Face au cruel sous-investissement dont souffre le continent européen, la Commission a lancé en 2015 un plan pour y remédier. Deux ans après, de nombreux projets ont été soutenus, favorisant la croissance et l’emploi. Mais les résultats sont-ils à la hauteur ?
La crise économique et financière que traverse l’Union européenne depuis 2008 a notamment engendré une forte chute des investissements, de l’ordre de 15%. Partant de ce constat alarmant, la Commission Juncker a présenté fin 2014 un programme ambitieux : le « plan Juncker » ou Fonds européen pour les investissements stratégiques (FEIS), géré par la Banque européenne d’investissement. La logique était qu’il fallait pallier, non pas un manque de liquidités, mais la frilosité des investisseurs à prendre des risques, en stimulant un cercle vertueux.
Initialement doté de 21 milliards d’euros, le FEIS était censé mobiliser des capitaux publics et privés à hauteur de 315 milliards d’euros. Ces investissements devaient prioriser des secteurs d’avenir comme la transition énergétique, l’éducation, la recherche et l’innovation, le numérique, mais aussi les projets de développement des PME. Adopté en juin 2015 par le Parlement européen, le « plan Juncker » est devenu opérationnel en juillet 2015, et le Portail européen des projets d’investissement a été lancé au premier trimestre 2016. Quel bilan aujourd’hui ?

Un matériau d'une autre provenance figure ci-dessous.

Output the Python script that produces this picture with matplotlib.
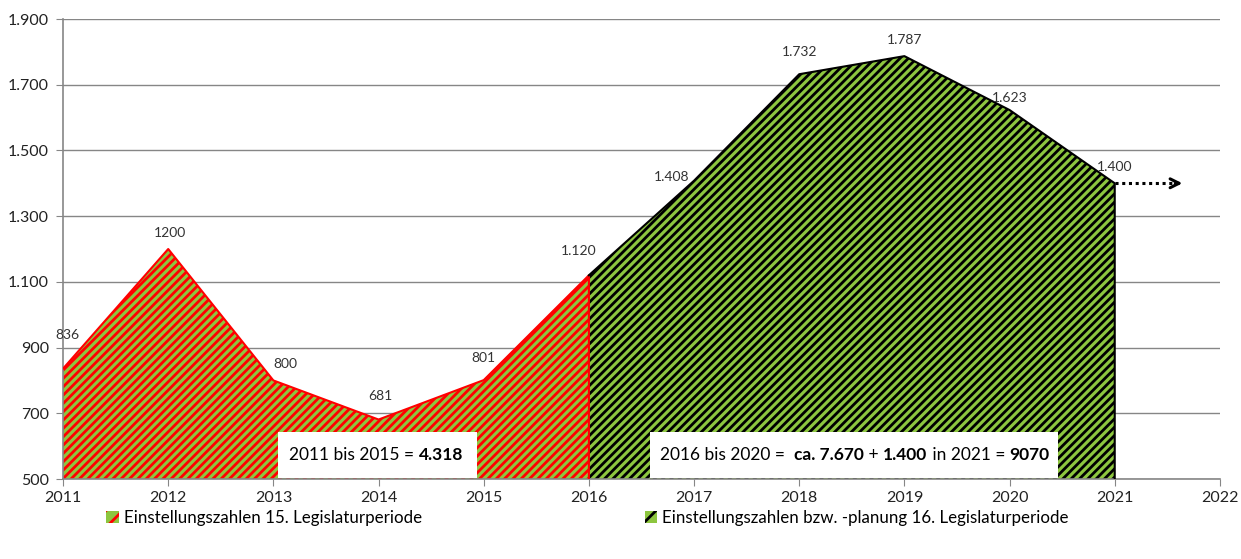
import matplotlib
matplotlib.use("Agg")
import matplotlib.pyplot as plt
from matplotlib.patches import Patch, Rectangle

plt.rcParams['font.family'] = ['Lato', 'DejaVu Sans']
plt.rcParams['hatch.linewidth'] = 2.0

# Daten
jahre_15 = [2011, 2012, 2013, 2014, 2015, 2016]
werte_15 = [836, 1200, 800, 681, 801, 1120]
jahre_16 = [2016, 2017, 2018, 2019, 2020, 2021]
werte_16 = [1120, 1408, 1732, 1787, 1623, 1400]
legende = ["Einstellungszahlen 15. Legislaturperiode",
           "Einstellungszahlen bzw. -planung 16. Legislaturperiode"]

gruen = '#8DC63F'


def de(v):
    return f"{v:,.0f}".replace(',', '.')


fig = plt.figure(figsize=(12.41, 5.59), dpi=100)
ax = fig.add_axes([0.0508, 0.1431, 0.9322, 0.8229])

# Flaechen mit Schraffur
ax.fill_between(jahre_15, werte_15, 500, facecolor=gruen, edgecolor='#FF0000',
                hatch='////', linewidth=0, zorder=2)
ax.fill_between(jahre_16, werte_16, 500, facecolor=gruen, edgecolor='black',
                hatch='////', linewidth=0, zorder=2)
ax.plot(jahre_15 + [jahre_15[-1]], werte_15 + [500], color='#FF0000', lw=1.5, zorder=3)
ax.plot(jahre_16 + [jahre_16[-1]], werte_16 + [500], color='black', lw=1.5, zorder=3)

# Pfeil nach 2021
ax.plot([jahre_16[-1], 2021.62], [werte_16[-1]] * 2, color='black', lw=2.2,
        linestyle=(0, (1, 1.2)), zorder=4)
ax.annotate('', xy=(2021.67, werte_16[-1]), xytext=(2021.55, werte_16[-1]),
            arrowprops=dict(arrowstyle='->', color='black', lw=2.2,
                            mutation_scale=16), zorder=4)

# Beschriftungen der Werte
off_15 = [(4, 28), (2, 10), (12, 10), (2, 18), (0, 16)]
for j, v, o in zip(jahre_15[:-1], werte_15[:-1], off_15):
    ax.annotate(str(v), (j, v), xytext=o, textcoords='offset pixels',
                ha='center', va='bottom', fontsize=10, color='#333333')
off_16 = [(-10, 18), (-22, -2), (0, 16), (0, 10), (0, 6), (0, 10)]
for j, v, o in zip(jahre_16, werte_16, off_16):
    ax.annotate(de(v), (j, v), xytext=o, textcoords='offset pixels',
                ha='center', va='bottom', fontsize=10, color='#333333')

# Summenkaesten
ax.add_patch(Rectangle((2013.04, 503), 1.9, 140, facecolor='white',
                       edgecolor='none', zorder=5))
ax.add_patch(Rectangle((2016.58, 503), 3.88, 140, facecolor='white',
                       edgecolor='none', zorder=5))


def mehrteilig(x, y, teile):
    t = ax.text(x, y, teile[0][0], fontweight=teile[0][1], fontsize=12.5,
                va='center', ha='left', zorder=6)
    for s, w in teile[1:]:
        t = ax.annotate(s, xy=(1, 0), xycoords=t, va='bottom', ha='left',
                        fontsize=12.5, fontweight=w, zorder=6)


mehrteilig(2013.15, 573, [("2011 bis 2015 = ", 'normal'), ("4.318", 'bold')])
mehrteilig(2016.68, 573, [("2016 bis 2020 =  ", 'normal'), ("ca. 7.670", 'bold'),
                          (" + ", 'normal'), ("1.400", 'bold'),
                          (" in 2021 = ", 'normal'), ("9070", 'bold')])

# Achsen
ax.set_xlim(2011, 2022)
ax.set_ylim(500, 1900)
ax.set_xticks(range(2011, 2023))
ax.set_yticks(range(500, 1901, 200))
ax.set_yticklabels([de(v) for v in range(500, 1901, 200)])
ax.tick_params(labelsize=11.5, colors='#222222', length=5, color='#868686')
ax.tick_params(axis='y', pad=5)
ax.grid(axis='y', color='#868686', lw=1)
ax.set_axisbelow(True)
for s in ['top', 'right']:
    ax.spines[s].set_visible(False)
for s in ['left', 'bottom']:
    ax.spines[s].set_color('#868686')
    ax.spines[s].set_linewidth(1.2)

# Legende
h1 = Patch(facecolor=gruen, edgecolor='#FF0000', hatch='//', lw=0)
h2 = Patch(facecolor=gruen, edgecolor='black', hatch='//', lw=0)
for h, txt, x in [(h1, legende[0], 0.080), (h2, legende[1], 0.514)]:
    fig.legend([h], [txt], loc='center left', bbox_to_anchor=(x, 0.073),
               frameon=False, fontsize=12.2, handlelength=0.75, handleheight=0.75,
               handletextpad=0.3, borderaxespad=0)

fig.savefig('out.png', dpi=100)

Des investissements encourageants
Critiqué lors du lancement du programme, Jean-Claude Juncker a déclaré dans son discours sur l’état de l’Union devant le Parlement européen le 14 septembre 2016 que « le plan d’investissement pour l’Europe, de 315 milliards d’euros dont nous sommes convenus ensemble il y a tout juste douze mois, a déjà mobilisé 116 milliards d’euros d’investissements dans sa première année d’application ». Début février 2017, la Commission européenne a annoncé que 164 milliards d’euros avaient déjà été investis, la motivant ainsi dans l’amplification du système. Le nouvel objectif est d’atteindre 500 milliards d’euros en 2020, et 630 milliards en 2022.

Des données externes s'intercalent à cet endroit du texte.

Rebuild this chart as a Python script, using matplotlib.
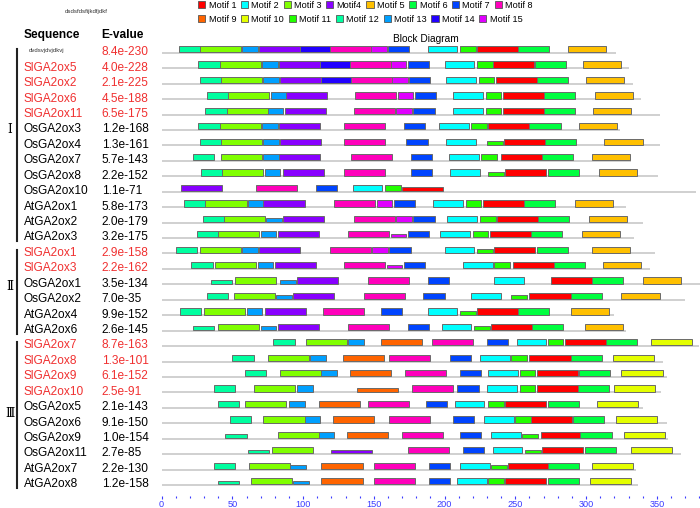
import matplotlib
matplotlib.use('Agg')
import matplotlib.pyplot as plt
from matplotlib.patches import Rectangle, Patch
from matplotlib.lines import Line2D
import matplotlib.transforms as mtransforms
from matplotlib.ticker import FixedLocator

plt.rcParams['font.family'] = ['Liberation Sans', 'DejaVu Sans']

# ---------------- data ----------------
SEQ_NAMES = ['dvdsvjdvjdkvj', 'SlGA2ox5', 'SlGA2ox2', 'SlGA2ox6', 'SlGA2ox11',
             'OsGA2ox3', 'OsGA2ox4', 'OsGA2ox7', 'OsGA2ox8', 'OsGA2ox10',
             'AtGA2ox1', 'AtGA2ox2', 'AtGA2ox3',
             'SlGA2ox1', 'SlGA2ox3', 'OsGA2ox1', 'OsGA2ox2', 'AtGA2ox4', 'AtGA2ox6',
             'SlGA2ox7', 'SlGA2ox8', 'SlGA2ox9', 'SlGA2ox10', 'OsGA2ox5', 'OsGA2ox6',
             'OsGA2ox9', 'OsGA2ox11', 'AtGA2ox7', 'AtGA2ox8']
E_VALUES = ['8.4e-230', '4.0e-228', '2.1e-225', '4.5e-188', '6.5e-175',
            '1.2e-168', '1.3e-161', '5.7e-143', '2.2e-152', '1.1e-71',
            '5.8e-173', '2.0e-179', '3.2e-175',
            '2.9e-158', '2.2e-162', '3.5e-134', '7.0e-35', '9.9e-152', '2.6e-145',
            '8.7e-163', '1.3e-101', '6.1e-152', '2.5e-91', '2.1e-143', '9.1e-150',
            '1.0e-154', '2.7e-85', '2.2e-130', '1.2e-158']
SEQ_LENGTHS = [321, 330, 333, 339, 352, 324, 352, 332, 351, 378, 328, 340, 334,
               349, 345, 382, 370, 320, 328,
               380, 354, 357, 353, 340, 357, 358, 367, 335, 337]
GROUP_LABELS = ['Ⅰ', 'Ⅱ', 'Ⅲ']
GROUP_SIZES = [13, 6, 10]

MOTIF_LABELS = ['Motif 1', 'Motif 2', 'Motif 3', 'Motif4', 'Motif 5', 'Motif 6', 'Motif 7',
                'Motif 8', 'Motif 9', 'Motif 10', 'Motif 11', 'Motif 12', 'Motif 13',
                'Motif 14', 'Motif 15']
MOTIF_WIDTHS = [29, 21, 29, 29, 27, 22, 15, 29, 29, 29, 11, 15, 11, 21, 11]

N = None
MOTIF_1 = [223, 234, 236, 241, 241, 231, 242, 240, 243, 170, 227, 237, 232, 235, 248, 275, 260,
           223, 233, 285, 260, 265, 265, 243, 261, 268, 269, 245, 243]
MOTIF_2 = [188, 200, 201, 206, 206, 196, 201, 203, 204, 135, 192, 202, 197, 200, 213, 235, 219,
           188, 198, 251, 225, 231, 230, 207, 228, 233, 234, 211, 209]
MOTIF_3 = [27, 41, 42, 47, 46, 41, 42, 42, 43, N, 31, 44, 40, 27, 38, 52, 51, 30, 40,
           102, 75, 84, 65, 59, 72, 82, 78, 62, 63]
MOTIF_4 = [69, 83, 84, 88, 87, 83, 84, 83, 86, 14, 72, 86, 82, 69, 80, 96, 93, 73, 82,
           N, N, N, N, N, N, N, 120, N, N]
MOTIF_5 = [287, 298, 300, 306, 305, 295, 313, 304, 309, N, 292, 302, 297, 304, 312, 340, 325,
           289, 299, N, N, N, N, N, N, N, N, N, N]
MOTIF_6 = [252, 264, 265, 270, 270, 260, 271, 269, 273, N, 256, 266, 261, 265, 277, 304, 289,
           252, 262, 314, 289, 295, 294, 273, 291, 296, 299, 273, 273]
MOTIF_7 = [160, 174, 175, 179, 178, 171, 173, 176, 176, 109, 164, 178, 174, 161, 171, 188, 185,
           155, 174, 230, 204, 211, 209, 187, 206, 211, 213, 189, 189]
MOTIF_8 = [119, 133, 134, 137, 136, 129, 129, 134, 129, 67, 122, 136, 132, 119, 129, 146, 143,
           114, 132, 191, 161, 172, 177, 146, 161, 170, 174, 150, 150]
MOTIF_9 = [N, N, N, N, N, N, N, N, N, N, N, N, N, N, N, N, N, N, N,
           155, 128, 133, 138, 111, 121, 131, N, 113, 113]
MOTIF_10 = [N, N, N, N, N, N, N, N, N, N, N, N, N, N, N, N, N, N, N,
            346, 319, 325, 320, 308, 321, 327, 332, 304, 303]
MOTIF_11 = [211, 223, 224, 229, 229, 219, 230, 226, 231, 158, 215, 225, 220, 223, 235, N, 247,
            211, 221, 273, 247, 253, 253, 231, 250, 255, 257, 233, 231]
MOTIF_12 = [12, 26, 27, 32, 31, 26, 27, 22, 28, N, 16, 29, 25, 10, 21, 35, 32, 13, 22,
            79, 50, 59, 37, 40, 48, 45, 61, 37, 40]
MOTIF_13 = [57, 71, 72, 77, 75, 71, 72, 72, 73, N, 61, 74, 70, 57, 68, 84, 81, 60, 70,
            132, 105, 113, 96, 90, 101, 111, N, 91, 93]
MOTIF_14 = [98, 112, 113, N, N, N, N, N, N, N, N, N, N, N, N, N, N, N, N,
            N, N, N, N, N, N, N, N, N, N]
MOTIF_15 = [148, 162, 163, 167, 166, N, N, N, N, N, 152, 166, 162, 149, 159, N, N, N, N,
            N, N, N, N, N, N, N, N, N, N]
MOTIF_STARTS = [MOTIF_1, MOTIF_2, MOTIF_3, MOTIF_4, MOTIF_5, MOTIF_6, MOTIF_7, MOTIF_8,
                MOTIF_9, MOTIF_10, MOTIF_11, MOTIF_12, MOTIF_13, MOTIF_14, MOTIF_15]

# hits with weaker p-value (drawn lower), as (row, motif number)
WEAK_HITS = {(6, 11), (8, 11), (9, 1), (11, 13), (12, 15), (13, 11), (14, 15), (15, 12),
             (15, 13), (16, 13), (16, 11), (17, 11), (18, 12), (18, 13), (18, 11), (22, 9),
             (25, 12), (25, 11), (26, 12), (26, 4), (26, 11), (27, 13), (27, 11), (28, 12),
             (28, 13)}

# ---------------- style ----------------
MOTIF_COLORS = ['#ff0000', '#00ffff', '#80ff00', '#8800ff', '#ffc000', '#00ff40', '#0044ff',
                '#ff00bb', '#ff6400', '#e4ff00', '#22ff00', '#00ffa0', '#00a0ff', '#2200ff',
                '#e000ff']
RED = '#f03030'
BLUE = '#3a3aff'

W, H = 700, 508
fig = plt.figure(figsize=(W / 100, H / 100), dpi=100)
px = mtransforms.Affine2D().scale(1 / W, -1 / H).translate(0, 1) + fig.transFigure

AXIS_Y = 496
ax = fig.add_axes([150 / W, (H - AXIS_Y) / H, 550 / W, AXIS_Y / H])
ax.set_xlim(-8.2, 380.5)
ax.set_ylim(AXIS_Y, 0)
for s in ax.spines.values():
    s.set_visible(False)
ax.xaxis.set_major_locator(FixedLocator(list(range(0, 351, 50))))
ax.xaxis.set_minor_locator(FixedLocator([v for v in range(10, 381, 10) if v % 50]))
ax.tick_params(axis='x', which='major', length=2.5, width=0.8, color=BLUE, labelcolor=BLUE,
               labelsize=6.6, pad=0.3)
ax.tick_params(axis='x', which='minor', length=1.2, width=0.8, color=BLUE)
ax.tick_params(axis='y', left=False, labelleft=False)

ROW0, ROW_STEP = 52.3, 15.43
BAR_H, WEAK_H = 6.3, 3.8


def row_y(i):
    return ROW0 + i * ROW_STEP


for i, L in enumerate(SEQ_LENGTHS):
    y = row_y(i)
    ax.plot([0, L], [y + 0.6, y + 0.6], color='#c4c4c4', lw=1.1, solid_capstyle='butt', zorder=1)
    for m, starts in enumerate(MOTIF_STARTS):
        s = starts[i]
        if s is None:
            continue
        h = WEAK_H if (i, m + 1) in WEAK_HITS else BAR_H
        ax.add_patch(Rectangle((s, y - h), MOTIF_WIDTHS[m], h, facecolor=MOTIF_COLORS[m],
                               edgecolor='#6a6a6a', lw=0.7, zorder=2))

# ---------------- texts ----------------
fig.text(86, 11, 'dsdsfdsfijkdfjdkf', transform=px, fontsize=4.4, ha='center', va='center',
         color='#333333')
fig.text(24, 35, 'Sequence', transform=px, fontsize=8.6, fontweight='bold', ha='left', va='center')
fig.text(101.7, 35, 'E-value', transform=px, fontsize=8.6, fontweight='bold', ha='left', va='center')
fig.text(426, 39, 'Block Diagram', transform=px, fontsize=7.3, ha='center', va='center')

for i, (name, ev) in enumerate(zip(SEQ_NAMES, E_VALUES)):
    y = row_y(i)
    tomato = name.startswith('Sl')
    if i == 0:
        fig.text(29, y - 2, name, transform=px, fontsize=4.3, ha='left', va='center',
                 color='#333333')
    else:
        fig.text(24, y, name, transform=px, fontsize=8.6, ha='left', va='center',
                 color=RED if tomato else 'black')
    fig.text(101.7, y, ev, transform=px, fontsize=8.6, ha='left', va='center',
             color=RED if (tomato or i == 0) else 'black')

# group brackets
start = 0
label_pos = [5.0, 15.2, 23.4]
for g, (lab, size) in enumerate(zip(GROUP_LABELS, GROUP_SIZES)):
    y0 = row_y(start) - 3
    y1 = row_y(start + size - 1) + 4
    fig.add_artist(Line2D([16.7, 16.7], [y0, y1], transform=px, color='#222222', lw=1.5))
    fig.text(10, row_y(label_pos[g]), lab, transform=px, fontsize=8.5, ha='center', va='center',
             family=['DejaVu Serif', 'Noto Sans CJK SC'])
    start += size

# legend (two rows)
handles = [Patch(facecolor=c, edgecolor='#555555', lw=0.6, label=l)
           for c, l in zip(MOTIF_COLORS, MOTIF_LABELS)]
common = dict(loc='upper left', frameon=False, fontsize=6.6, handlelength=0.8,
              handleheight=0.8, handletextpad=0.35, columnspacing=0.5, borderpad=0,
              borderaxespad=0, bbox_transform=px)
fig.legend(handles=handles[:8], ncol=8, bbox_to_anchor=(198, 0.5), **common)
fig.legend(handles=handles[8:], ncol=7, bbox_to_anchor=(198, 14.5), **common)

fig.savefig('out.png', dpi=100)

Parmi les pays ayant le plus bénéficié du FEIS, l’Italie occupe la première place, devant la France et l’Espagne. Ironie du sort, la Grande-Bretagne bénéficie également d’investissements importants. Les programmes soutenus sont divers, tels que les infrastructures de transport italiennes ou la production laitière en Pologne. En France, 35 % des investissements opérés par la BEI l’ont été dans le secteur de la lutte contre le réchauffement climatique, comme en Belgique où le parc éolien en mer Rentel a reçu des fonds.
Un bilan en demi-teinte
Toutefois, devant le satisfecit autoproclamé de la Commission européenne, des critiques existent. En effet, rien ne vient attester que les projets soutenus par le « plan Juncker » ne l’auraient pas été autrement. Aussi, le programme est critiqué pour son manque d’ampleur : 315 milliards d’euros sur quatre ans représentent 0,5 % du PIB européen, et même si la Commission souhaite accroître l’objectif final, cela reste peu. D’ailleurs, même si la croissance s’est élevée en 2016 à 1,9 % dans l’ensemble de l’Union européenne – contre 1,6 % aux États-Unis -, l’investissement reste en-deçà de son niveau d’avant-crise.

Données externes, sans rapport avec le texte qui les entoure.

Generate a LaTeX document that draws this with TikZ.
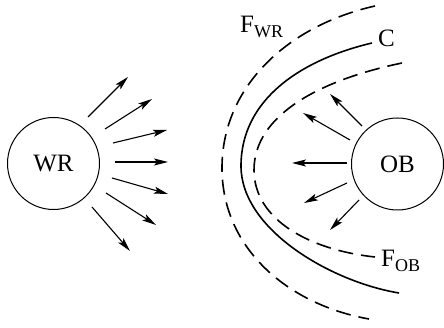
\documentclass[tikz,border=0pt]{standalone}
\usepackage{fontspec}
\setmainfont{Liberation Serif}
\usetikzlibrary{arrows.meta}
\tikzset{
  body/.style={draw, circle, line width=1pt, inner sep=0pt, minimum size=92pt,
    font=\fontsize{25}{28}\selectfont},
  ray/.style={line width=1.1pt, -{Stealth[length=14pt,width=7pt,inset=3pt]}},
  front/.style={line width=1.6pt, dash pattern=on 15pt off 8pt},
  contact/.style={line width=1.6pt},
  lbl/.style={anchor=base west, inner sep=0pt, font=\fontsize{25}{28}\selectfont}
}
\newcommand{\mysub}[1]{\raisebox{-5pt}{\fontsize{18}{20}\selectfont #1}}
\begin{document}
\begin{tikzpicture}[x=1pt,y=-1pt]
\useasboundingbox (0,0) rectangle (444,328);
\node[body] (WR) at (53.5,163.5) {WR};
\node[body] (OB) at (397.5,164) {OB};
% rays from WR
\coordinate (w1s) at (88,117);  \coordinate (w1e) at (128,77);
\coordinate (w2s) at (105,129); \coordinate (w2e) at (152,99);
\coordinate (w3s) at (113,143); \coordinate (w3e) at (167,130);
\coordinate (w4s) at (115,162); \coordinate (w4e) at (168,162);
\coordinate (w5s) at (112,178); \coordinate (w5e) at (168,194);
\coordinate (w6s) at (106,193); \coordinate (w6e) at (156,225);
\coordinate (w7s) at (92,207);  \coordinate (w7e) at (130,251);
\foreach \i in {1,...,7} \draw[ray] (w\i s) -- (w\i e);
% rays from OB
\coordinate (o1s) at (362,126); \coordinate (o1e) at (330,94);
\coordinate (o2s) at (350,140); \coordinate (o2e) at (303,113);
\coordinate (o3s) at (347,163); \coordinate (o3e) at (292,163);
\coordinate (o4s) at (347,183); \coordinate (o4e) at (304,203);
\coordinate (o5s) at (359,200); \coordinate (o5e) at (330,230);
\foreach \i in {1,...,5} \draw[ray] (o\i s) -- (o\i e);
% contact surface C
\coordinate (cA) at (372,43); \coordinate (cV) at (241,166); \coordinate (cB) at (399,293);
\draw[contact] (cA) .. controls (300,60) and (241,100) .. (cV)
                    .. controls (241,230) and (332,282) .. (cB);
% shock front F_WR
\coordinate (fA) at (375,6); \coordinate (fV) at (222,168); \coordinate (fB) at (369,319);
\draw[front] (fA) .. controls (290,25) and (222,85) .. (fV)
                  .. controls (222,250) and (290,305) .. (fB);
% shock front F_OB
\coordinate (gA) at (402,63); \coordinate (gV) at (254,170); \coordinate (gB) at (375,257);
\draw[front] (gA) .. controls (320,80) and (254,115) .. (gV)
                  .. controls (254,220) and (310,250) .. (gB);
\node[lbl] (FWR) at (240,33) {F\mysub{WR}};
\node[lbl] (C) at (378,46.5) {C};
\node[lbl] (FOB) at (381,267) {F\mysub{OB}};
\end{tikzpicture}
\end{document}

En outre, plusieurs organisations non-gouvernementales ont dénoncé le bilan écologique du programme. Alors que l’Union européenne vise une réduction d’au moins 40 % des émissions de gaz à effet de serre, un rapport émanant de plusieurs ONG environnementales et cité par Euractiv précise que près de 1,5 milliard d’euros d’investissements dans les énergies fossiles ont tout de même été validés.
D’autre part, les pays bénéficiant le plus du programme ne sont pas ceux où la situation est la plus alarmante. Ainsi la Grèce, qui a pourtant présenté 42 projets pour un montant total de 5,6 milliards d’euros, n’a jusqu’à présent bénéficié que de montants bien inférieurs. Cela montre la limite principale du « plan Juncker » : si les capitaux privés ne suivent pas le mouvement, point de salut.
Ceci dit, le FEIS est louable puisque toutes les tentatives pour stimuler l’économie sont bonnes à prendre. Mais conjugué aux règles communautaires de réduction drastique des déficits publics qui minent l’investissement, son ampleur réelle semble bien marginale.